▸ **PROBLEM DETAILS**
In the listing below, locate the lines bearing the word "React". Copy every one of them.

▸ **DATA PROVIDED**
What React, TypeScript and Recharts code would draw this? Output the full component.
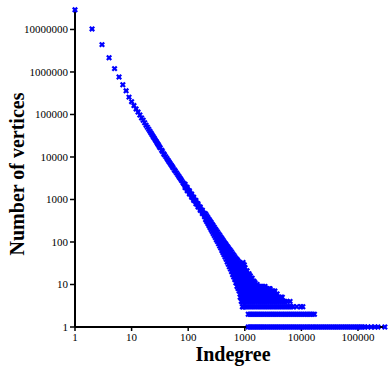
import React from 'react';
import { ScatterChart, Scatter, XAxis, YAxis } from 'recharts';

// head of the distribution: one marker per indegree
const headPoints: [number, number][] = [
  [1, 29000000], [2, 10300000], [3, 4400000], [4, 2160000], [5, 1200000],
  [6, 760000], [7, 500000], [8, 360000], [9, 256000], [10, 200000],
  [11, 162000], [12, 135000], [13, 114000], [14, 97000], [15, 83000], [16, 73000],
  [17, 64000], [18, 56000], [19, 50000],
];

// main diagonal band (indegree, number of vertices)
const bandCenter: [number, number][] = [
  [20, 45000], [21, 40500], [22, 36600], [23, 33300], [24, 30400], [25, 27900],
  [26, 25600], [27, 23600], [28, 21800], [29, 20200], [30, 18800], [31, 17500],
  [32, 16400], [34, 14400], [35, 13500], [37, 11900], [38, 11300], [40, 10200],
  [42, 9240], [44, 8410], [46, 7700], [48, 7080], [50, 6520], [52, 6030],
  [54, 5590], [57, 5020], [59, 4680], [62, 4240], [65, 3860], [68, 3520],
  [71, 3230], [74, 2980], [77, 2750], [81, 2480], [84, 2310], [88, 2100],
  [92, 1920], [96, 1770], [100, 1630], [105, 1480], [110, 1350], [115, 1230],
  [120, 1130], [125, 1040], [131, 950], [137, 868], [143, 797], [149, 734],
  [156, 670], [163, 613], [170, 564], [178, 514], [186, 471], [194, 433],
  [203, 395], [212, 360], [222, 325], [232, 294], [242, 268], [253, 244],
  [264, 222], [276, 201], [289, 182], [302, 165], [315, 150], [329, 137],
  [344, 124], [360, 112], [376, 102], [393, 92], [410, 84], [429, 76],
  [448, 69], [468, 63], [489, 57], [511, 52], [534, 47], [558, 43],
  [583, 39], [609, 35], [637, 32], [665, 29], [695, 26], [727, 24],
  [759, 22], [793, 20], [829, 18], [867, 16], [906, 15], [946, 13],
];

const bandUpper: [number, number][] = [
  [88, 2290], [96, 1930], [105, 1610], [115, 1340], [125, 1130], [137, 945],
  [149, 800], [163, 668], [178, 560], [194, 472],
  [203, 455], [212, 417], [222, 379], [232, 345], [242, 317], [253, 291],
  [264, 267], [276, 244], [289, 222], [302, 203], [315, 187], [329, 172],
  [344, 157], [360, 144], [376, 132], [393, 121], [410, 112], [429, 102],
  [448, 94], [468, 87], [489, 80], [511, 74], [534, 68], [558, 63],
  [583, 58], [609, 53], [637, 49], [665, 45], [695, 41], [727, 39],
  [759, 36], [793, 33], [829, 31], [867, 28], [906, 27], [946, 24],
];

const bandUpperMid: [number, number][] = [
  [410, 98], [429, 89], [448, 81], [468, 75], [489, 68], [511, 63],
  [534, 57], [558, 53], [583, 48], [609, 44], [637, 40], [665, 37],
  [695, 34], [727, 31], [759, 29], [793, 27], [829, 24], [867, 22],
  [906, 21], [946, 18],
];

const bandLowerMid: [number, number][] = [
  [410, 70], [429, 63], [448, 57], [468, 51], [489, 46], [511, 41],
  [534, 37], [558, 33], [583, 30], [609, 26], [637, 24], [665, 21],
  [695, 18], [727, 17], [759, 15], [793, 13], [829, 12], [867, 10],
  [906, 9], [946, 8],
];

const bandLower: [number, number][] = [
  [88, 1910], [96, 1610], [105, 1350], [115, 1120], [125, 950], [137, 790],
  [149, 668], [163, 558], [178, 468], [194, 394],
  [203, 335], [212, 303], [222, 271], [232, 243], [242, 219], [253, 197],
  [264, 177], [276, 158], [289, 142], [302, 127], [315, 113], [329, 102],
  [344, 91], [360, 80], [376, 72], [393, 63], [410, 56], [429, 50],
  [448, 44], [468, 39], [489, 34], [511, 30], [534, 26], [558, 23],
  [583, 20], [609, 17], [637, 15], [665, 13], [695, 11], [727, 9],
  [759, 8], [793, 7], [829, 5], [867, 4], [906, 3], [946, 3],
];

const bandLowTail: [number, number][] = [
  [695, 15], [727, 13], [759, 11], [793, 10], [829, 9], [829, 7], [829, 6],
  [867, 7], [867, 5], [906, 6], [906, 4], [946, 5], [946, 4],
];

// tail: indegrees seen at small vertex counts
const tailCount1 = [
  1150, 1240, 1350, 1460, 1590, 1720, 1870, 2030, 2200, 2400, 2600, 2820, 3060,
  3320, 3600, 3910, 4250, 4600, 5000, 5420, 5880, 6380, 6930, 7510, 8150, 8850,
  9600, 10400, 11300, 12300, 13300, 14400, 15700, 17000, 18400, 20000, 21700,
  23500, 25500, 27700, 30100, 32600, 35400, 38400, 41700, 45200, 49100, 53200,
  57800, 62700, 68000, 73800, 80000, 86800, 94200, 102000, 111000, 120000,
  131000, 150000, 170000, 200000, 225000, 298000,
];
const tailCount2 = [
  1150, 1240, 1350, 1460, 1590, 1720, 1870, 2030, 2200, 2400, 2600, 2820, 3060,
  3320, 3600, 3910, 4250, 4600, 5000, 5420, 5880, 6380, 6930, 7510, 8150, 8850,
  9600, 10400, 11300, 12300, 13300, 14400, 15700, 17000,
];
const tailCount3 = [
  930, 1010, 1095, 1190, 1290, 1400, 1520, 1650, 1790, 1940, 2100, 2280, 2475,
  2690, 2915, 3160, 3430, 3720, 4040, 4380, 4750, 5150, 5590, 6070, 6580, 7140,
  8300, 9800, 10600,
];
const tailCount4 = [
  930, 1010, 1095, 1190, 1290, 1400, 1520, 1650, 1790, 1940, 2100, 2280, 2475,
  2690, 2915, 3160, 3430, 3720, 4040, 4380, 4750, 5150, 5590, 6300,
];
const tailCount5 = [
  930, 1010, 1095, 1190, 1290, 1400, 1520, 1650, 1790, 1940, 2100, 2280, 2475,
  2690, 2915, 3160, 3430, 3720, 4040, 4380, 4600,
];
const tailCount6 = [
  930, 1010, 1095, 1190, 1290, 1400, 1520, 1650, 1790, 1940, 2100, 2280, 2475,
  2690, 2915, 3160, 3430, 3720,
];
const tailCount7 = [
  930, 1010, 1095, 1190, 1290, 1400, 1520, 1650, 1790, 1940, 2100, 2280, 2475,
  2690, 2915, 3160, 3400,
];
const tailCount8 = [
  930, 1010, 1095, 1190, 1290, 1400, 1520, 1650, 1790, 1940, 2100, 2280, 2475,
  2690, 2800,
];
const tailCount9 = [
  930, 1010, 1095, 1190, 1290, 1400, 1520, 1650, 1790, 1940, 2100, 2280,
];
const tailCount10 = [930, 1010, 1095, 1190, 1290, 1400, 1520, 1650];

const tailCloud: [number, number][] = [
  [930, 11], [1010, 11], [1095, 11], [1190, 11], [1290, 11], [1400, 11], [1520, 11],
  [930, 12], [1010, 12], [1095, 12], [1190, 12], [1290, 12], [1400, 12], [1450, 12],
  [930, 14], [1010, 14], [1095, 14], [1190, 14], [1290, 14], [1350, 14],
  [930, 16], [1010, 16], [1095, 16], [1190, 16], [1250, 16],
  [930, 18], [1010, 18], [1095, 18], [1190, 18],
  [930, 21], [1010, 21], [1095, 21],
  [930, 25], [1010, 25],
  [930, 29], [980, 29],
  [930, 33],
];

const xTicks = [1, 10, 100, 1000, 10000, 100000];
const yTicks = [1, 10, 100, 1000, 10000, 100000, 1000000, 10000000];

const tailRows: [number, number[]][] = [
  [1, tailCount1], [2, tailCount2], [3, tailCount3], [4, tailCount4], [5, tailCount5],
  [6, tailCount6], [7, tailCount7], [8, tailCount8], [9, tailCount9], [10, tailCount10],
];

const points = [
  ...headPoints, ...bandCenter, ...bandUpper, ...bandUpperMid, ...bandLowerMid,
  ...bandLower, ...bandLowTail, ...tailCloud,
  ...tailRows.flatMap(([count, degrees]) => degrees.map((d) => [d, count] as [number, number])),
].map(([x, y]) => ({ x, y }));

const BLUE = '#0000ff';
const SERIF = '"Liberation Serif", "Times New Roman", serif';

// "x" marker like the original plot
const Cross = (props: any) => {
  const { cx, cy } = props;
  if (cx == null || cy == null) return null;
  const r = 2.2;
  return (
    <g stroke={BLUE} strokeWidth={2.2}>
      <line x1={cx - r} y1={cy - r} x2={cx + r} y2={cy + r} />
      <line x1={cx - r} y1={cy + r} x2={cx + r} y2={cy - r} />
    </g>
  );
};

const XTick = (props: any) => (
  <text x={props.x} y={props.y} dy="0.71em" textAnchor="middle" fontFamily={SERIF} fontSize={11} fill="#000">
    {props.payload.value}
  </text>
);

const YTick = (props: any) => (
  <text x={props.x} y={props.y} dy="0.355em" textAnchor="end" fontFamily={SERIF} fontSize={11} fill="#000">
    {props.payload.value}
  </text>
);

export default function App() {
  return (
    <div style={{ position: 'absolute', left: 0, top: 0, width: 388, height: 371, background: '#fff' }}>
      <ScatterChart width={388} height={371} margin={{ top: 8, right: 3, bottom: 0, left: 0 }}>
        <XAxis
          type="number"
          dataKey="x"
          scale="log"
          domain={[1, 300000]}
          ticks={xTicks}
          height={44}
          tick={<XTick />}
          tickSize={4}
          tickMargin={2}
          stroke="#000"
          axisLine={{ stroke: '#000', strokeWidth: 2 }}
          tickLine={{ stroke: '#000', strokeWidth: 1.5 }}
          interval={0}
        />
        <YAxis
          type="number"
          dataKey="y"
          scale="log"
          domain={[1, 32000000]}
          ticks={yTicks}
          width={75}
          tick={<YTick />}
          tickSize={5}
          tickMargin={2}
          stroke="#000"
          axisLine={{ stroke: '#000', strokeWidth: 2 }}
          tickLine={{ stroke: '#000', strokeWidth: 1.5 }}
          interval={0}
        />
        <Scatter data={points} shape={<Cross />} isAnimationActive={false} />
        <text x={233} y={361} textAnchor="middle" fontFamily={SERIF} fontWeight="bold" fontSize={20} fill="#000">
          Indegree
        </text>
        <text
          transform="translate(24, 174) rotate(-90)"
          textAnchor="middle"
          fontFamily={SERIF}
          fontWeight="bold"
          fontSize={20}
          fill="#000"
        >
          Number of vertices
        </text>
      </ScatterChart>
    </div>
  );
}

▸ **FULL RESPONSE**
What React, TypeScript and Recharts code would draw this? Output the full component.
import React from 'react';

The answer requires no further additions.